The booking calculus
If I were booking Anguilla for February 2027 today, I would call Properties in Paradise and Wimco first with the same parameters (four bedrooms, walking-to-beach, USD 18,000 per week ceiling), hold both books for two weeks, and book inside three weeks of the first call. For an estate-tier trophy property, Sheldon James enters the broker rotation and the lead extends to nine to twelve months. For the Four Seasons Residences, go direct to the resort and book six to nine months out for high season.
The Anguilla market in 2026 is in a stable place. The post-Irma rebuild is complete. The inventory is good. The rates are honest. The shoulder window is real. Go in May.
Standing Questions
- Which agency should I call first?
- Properties in Paradise is the longest-standing local agency (founded 1989 by Sue Ricketts, headquartered in The Valley) and holds the deepest hyperlocal book — roughly 60 to 80 properties under management at any given time. Wimco runs the largest international-facing book and has the strongest US client base. Sheldon James and Villas of Distinction overlap with both and are the right next calls for inventory not on the first two books. For Four Seasons Residences specifically, go direct to the resort's residential programme — the inventory does not list through the brokers.
- What is the realistic weekly budget?
- Working tier (three- to four-bedroom villa with pool, walking distance to a beach or beach drive): USD 12,000 to USD 25,000 per week in high season (January–April), USD 7,000 to USD 14,000 in shoulder season (May–July and November). Estate tier (five- to seven-bedroom with full staff, beachfront or near-beach): USD 35,000 to USD 70,000 per week in high season. Trophy tier (eight-bedroom-plus, oceanfront, full staff complement of six to ten): USD 90,000 to USD 180,000 in high season, with festive (21 December–4 January) at the very top of that range or above.
- What does the Four Seasons Residences programme add?
- Branded residences attached to the Four Seasons Anguilla on Barnes Bay — three- and four-bedroom residences with full Four Seasons service including dedicated residential concierge, daily housekeeping, access to all resort F&B and spa, and seamless integration with the resort programming. Rates are higher than equivalent independent villas (the brand premium is real) but the service infrastructure is more reliable than the staffed-independent-villa model. For a first-time visitor or a guest who wants resort scaffolding behind the villa product, this is the right call.

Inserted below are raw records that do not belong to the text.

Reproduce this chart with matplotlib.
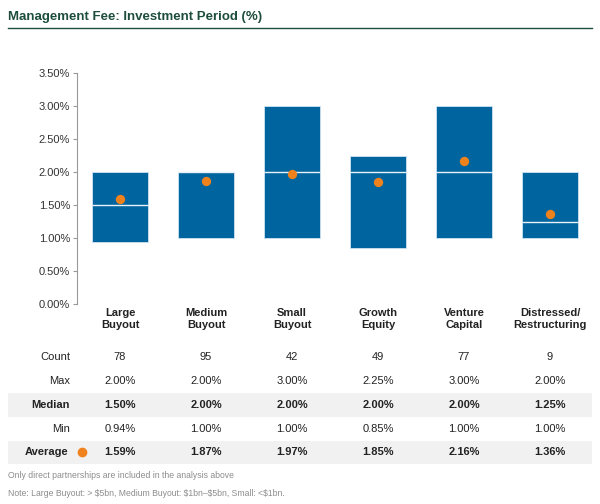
import matplotlib
matplotlib.use("Agg")
import matplotlib.pyplot as plt
from matplotlib.patches import Rectangle
from matplotlib.transforms import blended_transform_factory

plt.rcParams['font.family'] = ['Liberation Sans', 'DejaVu Sans']

# data
categories = ['Large\nBuyout', 'Medium\nBuyout', 'Small\nBuyout', 'Growth\nEquity',
              'Venture\nCapital', 'Distressed/\nRestructuring']
counts = [78, 95, 42, 49, 77, 9]
maxs = [2.00, 2.00, 3.00, 2.25, 3.00, 2.00]
medians = [1.50, 2.00, 2.00, 2.00, 2.00, 1.25]
mins = [0.94, 1.00, 1.00, 0.85, 1.00, 1.00]
averages = [1.59, 1.87, 1.97, 1.85, 2.16, 1.36]
yticks = [0.0, 0.5, 1.0, 1.5, 2.0, 2.5, 3.0, 3.5]

bar_col = '#00659e'
dot_col = '#f0821e'
green = '#1d4d3c'
W, H = 600, 504

fig = plt.figure(figsize=(6, 5.04), dpi=100)
ax = fig.add_axes([77 / W, 1 - 304 / H, (593 - 77) / W, (304 - 73) / H])

x = list(range(len(categories)))
heights = [mx - mn for mx, mn in zip(maxs, mins)]
ax.bar(x, heights, bottom=mins, width=0.65, color=bar_col,
       edgecolor='#cfe3f1', linewidth=0.6, zorder=2)
ax.hlines(medians, [i - 0.325 for i in x], [i + 0.325 for i in x],
          colors='#e8f1f8', linewidth=1.0, zorder=3)
ax.scatter(x, averages, s=45, color=dot_col, zorder=4, linewidths=0)

ax.set_xlim(-0.5, 5.5)
ax.set_ylim(0, 3.5)
ax.set_yticks(yticks)
ax.set_yticklabels(['%.2f%%' % v for v in yticks], fontsize=8, color='#333333')
ax.set_xticks(x)
ax.set_xticklabels(categories, fontsize=8, fontweight='bold', color='#222222',
                   linespacing=1.25)
ax.tick_params(axis='x', length=0, pad=3)
ax.tick_params(axis='y', length=3, width=0.8, color='#999999', pad=2)
for s in ['top', 'right', 'bottom']:
    ax.spines[s].set_visible(False)
ax.spines['left'].set_color('#999999')
ax.spines['left'].set_linewidth(0.8)

# title
fig.text(8 / W, 1 - 17 / H, 'Management Fee: Investment Period (%)', fontsize=9.5,
         fontweight='bold', color=green, va='center', ha='left')
fig.add_artist(plt.Line2D([8 / W, 592 / W], [1 - 28 / H, 1 - 28 / H],
                          color=green, linewidth=1.0))

# table below
for top, bot in [(393, 417), (441, 464)]:
    fig.patches.append(Rectangle((8 / W, 1 - bot / H), (592 - 8) / W, (bot - top) / H,
                                 transform=fig.transFigure, facecolor='#f1f1f1',
                                 edgecolor='none', zorder=0))

tr = blended_transform_factory(ax.transData, fig.transFigure)
rows = [
    ('Count', [str(c) for c in counts], 357, 'normal'),
    ('Max', ['%.2f%%' % v for v in maxs], 381, 'normal'),
    ('Median', ['%.2f%%' % v for v in medians], 405, 'bold'),
    ('Min', ['%.2f%%' % v for v in mins], 429, 'normal'),
    ('Average', ['%.2f%%' % v for v in averages], 452, 'bold'),
]
for label, vals, ypx, wt in rows:
    yf = 1 - ypx / H
    rx = 68 if label == 'Average' else 70
    fig.text(rx / W, yf, label, ha='right', va='center', fontsize=8,
             fontweight=wt, color='#222222')
    for i, v in enumerate(vals):
        fig.text(x[i], yf, v, transform=tr, ha='center', va='center', fontsize=8,
                 fontweight=wt, color='#222222')
fig.add_artist(plt.Line2D([82 / W], [1 - 452 / H], marker='o', markersize=6,
                          color=dot_col, linestyle='none'))

fig.text(8 / W, 1 - 476 / H, 'Only direct partnerships are included in the analysis above',
         fontsize=6.2, color='#8c8c8c', va='center')
fig.text(8 / W, 1 - 494 / H,
         'Note: Large Buyout: > \\$5bn, Medium Buyout: \\$1bn\u2013\\$5bn, Small: <\\$1bn.',
         fontsize=6.2, color='#8c8c8c', va='center')

fig.savefig('out.png', dpi=100)
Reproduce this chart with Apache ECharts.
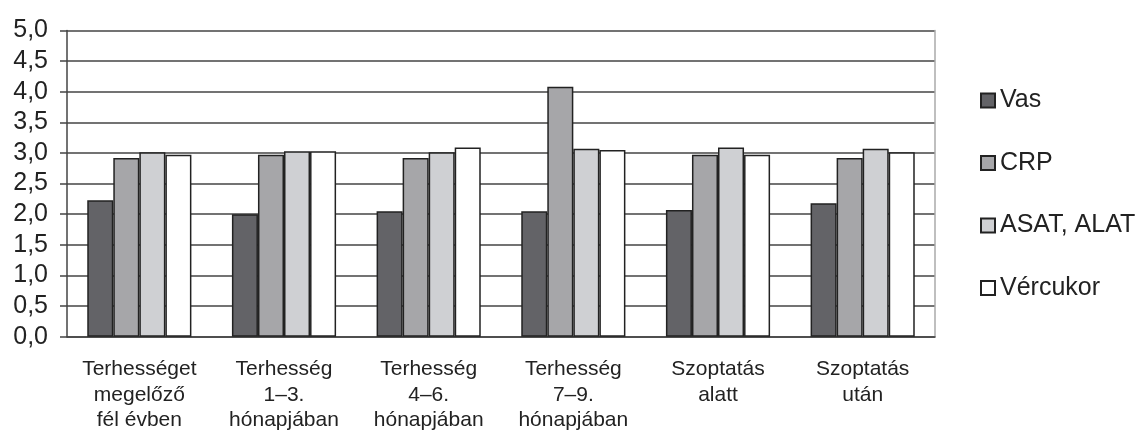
<!DOCTYPE html>
<html>
<head>
<meta charset="utf-8">
<script src="https://cdn.jsdelivr.net/npm/echarts@6/dist/echarts.min.js"></script>
<style>
  html, body { margin: 0; padding: 0; background: #fff; }
  #chart { width: 1142px; height: 431px; }
</style>
</head>
<body>
<div id="chart"></div>
<script>
// időszakok
const categories = [
  'Terhességet\nmegelőző\nfél évben',
  'Terhesség\n1–3.\nhónapjában',
  'Terhesség\n4–6.\nhónapjában',
  'Terhesség\n7–9.\nhónapjában',
  'Szoptatás\nalatt',
  'Szoptatás\nután'
];
const seriesNames = ['Vas', 'CRP', 'ASAT, ALAT', 'Vércukor'];
const vas = [2.23, 2.0, 2.05, 2.05, 2.07, 2.18];
const crp = [2.92, 2.97, 2.92, 4.08, 2.97, 2.92];
const asat = [3.01, 3.03, 3.01, 3.07, 3.09, 3.07];
const vercukor = [2.97, 3.03, 3.09, 3.05, 2.97, 3.01];
const yTicks = [0, 0.5, 1, 1.5, 2, 2.5, 3, 3.5, 4, 4.5, 5];

const colors = ['#636367', '#a6a6a9', '#cfd0d3', '#ffffff'];
const values = [vas, crp, asat, vercukor];

const chart = echarts.init(document.getElementById('chart'));

const option = {
  animation: false,
  textStyle: { fontFamily: 'Liberation Sans, Arial, sans-serif', color: '#222' },
  grid: { left: 67, right: 207, top: 30.5, bottom: 94.3, outerBoundsMode: 'none' },
  legend: {
    orient: 'vertical',
    left: 975,
    top: 83,
    icon: 'rect',
    itemWidth: 14,
    itemHeight: 14,
    itemGap: 37.5,
    data: seriesNames,
    textStyle: { fontSize: 25, color: '#222', lineHeight: 25 }
  },
  xAxis: {
    type: 'category',
    data: categories,
    axisLine: { lineStyle: { color: '#444', width: 1.5 } },
    axisTick: { length: 7, lineStyle: { color: '#444', width: 1.5 } },
    axisLabel: { fontSize: 21, lineHeight: 25.5, margin: 20, color: '#222', interval: 0 }
  },
  yAxis: [
    {
      type: 'value',
      min: 0,
      max: 5,
      interval: 0.5,
      axisLine: { show: true, lineStyle: { color: '#444', width: 1.5 } },
      axisTick: { show: true, length: 7, lineStyle: { color: '#444', width: 1.5 } },
      axisLabel: {
        fontSize: 25,
        margin: 19,
        color: '#222',
        formatter: v => yTicks.includes(v) ? v.toFixed(1).replace('.', ',') : ''
      },
      splitLine: { lineStyle: { color: '#444', width: 1.5 } }
    },
    {
      type: 'value',
      min: 0,
      max: 5,
      interval: 0.5,
      position: 'right',
      axisLine: { show: true, lineStyle: { color: '#aaa', width: 1.5 } },
      axisTick: { show: false },
      axisLabel: { show: false },
      splitLine: { show: false }
    }
  ],
  series: seriesNames.map((name, i) => ({
    name: name,
    type: 'bar',
    data: values[i],
    barGap: '0%',
    barCategoryGap: '28%',
    itemStyle: { color: colors[i], borderColor: '#222', borderWidth: 1.5 }
  }))
};

chart.setOption(option);
</script>
</body>
</html>
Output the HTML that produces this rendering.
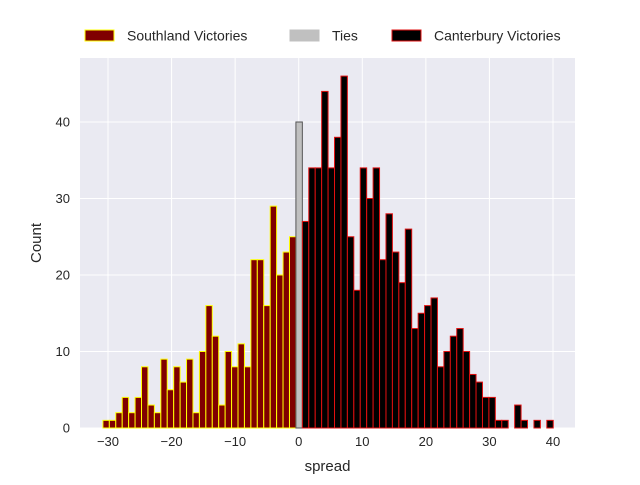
<!DOCTYPE html>
<html><head><meta charset="utf-8"><style>body{margin:0;background:#fff}svg{font-family:"Liberation Sans",sans-serif}</style></head>
<body>
<svg id="chart" width="640" height="480" viewBox="0 0 640 480"></svg>
<script>
const southlandCounts=[1,1,2,4,2,4,8,3,2,9,5,8,6,9,2,10,16,12,3,10,8,11,8,22,22,16,29,20,23,25];
const tiesCounts=[40];
const canterburyCounts=[27,34,34,44,34,38,46,25,18,34,30,34,22,28,23,19,26,13,15,16,17,8,10,12,13,10,7,6,4,4,1,1,0,3,1,0,1,0,1];
const binStart=-30.8, binWidth=1.012;
const xTicks=[-30,-20,-10,0,10,20,30,40];
const yTicks=[0,10,20,30,40];
const NS="http://www.w3.org/2000/svg";
const svg=document.getElementById('chart');
const L=80,R=575,T=58,B=428;
const xs=v=>108+(v+30)*6.357;
const ys=v=>B-v*7.65;
function mk(t,a,p){const e=document.createElementNS(NS,t);for(const k in a)e.setAttribute(k,a[k]);(p||svg).appendChild(e);return e;}
const bg=mk('rect',{x:L,y:T,width:R-L,height:B-T,fill:'#eaeaf2'});


xTicks.forEach(v=>{const g=mk('line',{x1:xs(v),x2:xs(v),y1:T,y2:B,stroke:'#fff','stroke-width':1});


const t=mk('text',{x:xs(v),y:446,'text-anchor':'middle','font-size':13,fill:'#262626'});t.textContent=v<0?'\u2212'+(-v):v;

});
yTicks.forEach(v=>{const g=mk('line',{x1:L,x2:R,y1:ys(v),y2:ys(v),stroke:'#fff','stroke-width':1});


const t=mk('text',{x:70,y:ys(v)+4.5,'text-anchor':'end','font-size':13,fill:'#262626'});t.textContent=v;

});
function bars(arr,offset,fill,stroke,name){arr.forEach((c,i)=>{if(!c)return;const x0=xs(binStart+(offset+i)*binWidth),x1=xs(binStart+(offset+i+1)*binWidth);
const r=mk('rect',{x:x0,y:ys(c),width:x1-x0,height:ys(0)-ys(c),fill:fill,stroke:stroke,'stroke-width':1});

});}
bars(southlandCounts,0,'#800000','#ffff00','southland-bar');
bars(tiesCounts,southlandCounts.length,'#c0c0c0','#555','ties-bar');
bars(canterburyCounts,southlandCounts.length+1,'#000','#e01010','canterbury-bar');
const xl=mk('text',{x:(L+R)/2,y:471,'text-anchor':'middle','font-size':15,fill:'#262626'});xl.textContent='spread';


const yl=mk('text',{x:41,y:(T+B)/2,'text-anchor':'middle','font-size':15,fill:'#262626',transform:`rotate(-90 41 ${(T+B)/2})`});yl.textContent='Count';


[[85,'#800000','#ffff00','Southland Victories','legend-southland'],[290,'#c0c0c0','#c0c0c0','Ties','legend-ties'],[392,'#000','#e01010','Canterbury Victories','legend-canterbury']].forEach(d=>{
const g=mk('g',{});


mk('rect',{x:d[0],y:30,width:29,height:11,fill:d[1],stroke:d[2],'stroke-width':1},g);
const t=mk('text',{x:d[0]+42,y:40.5,'font-size':14,fill:'#262626'},g);t.textContent=d[3];});
</script>
</body></html>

- Which beach is the right base?
- Rendezvous Bay (south coast, two-mile beach, the most-developed luxury cluster) for a first booking. Meads Bay (north coast, shorter beach, closer to Sandy Ground and the restaurants) for a returning visitor looking for the dining concentration. Shoal Bay East (northeast coast, the longer wilder beach, lower-density rental product) for a guest looking for the quieter end of the island. Crocus Bay and Little Bay (northwest coast) for the design-led smaller properties. Island Harbour (northeast) for the deep-discount, character-led local fishermen-village option.
- How do I get there?
- The cleanest route is the inter-island ferry from Marigot, St Martin (the French side of SXM), to Blowing Point, Anguilla — a 30-minute crossing that runs hourly through the day. Alternatively, the small jets and turboprops into Anguilla's Clayton J. Lloyd International (AXA) — Tradewind from San Juan or Antigua, Cape Air from San Juan, charter from any regional hub. The ferry is cheaper and the schedule is reliable; the direct flight is faster and works for guests with serious luggage.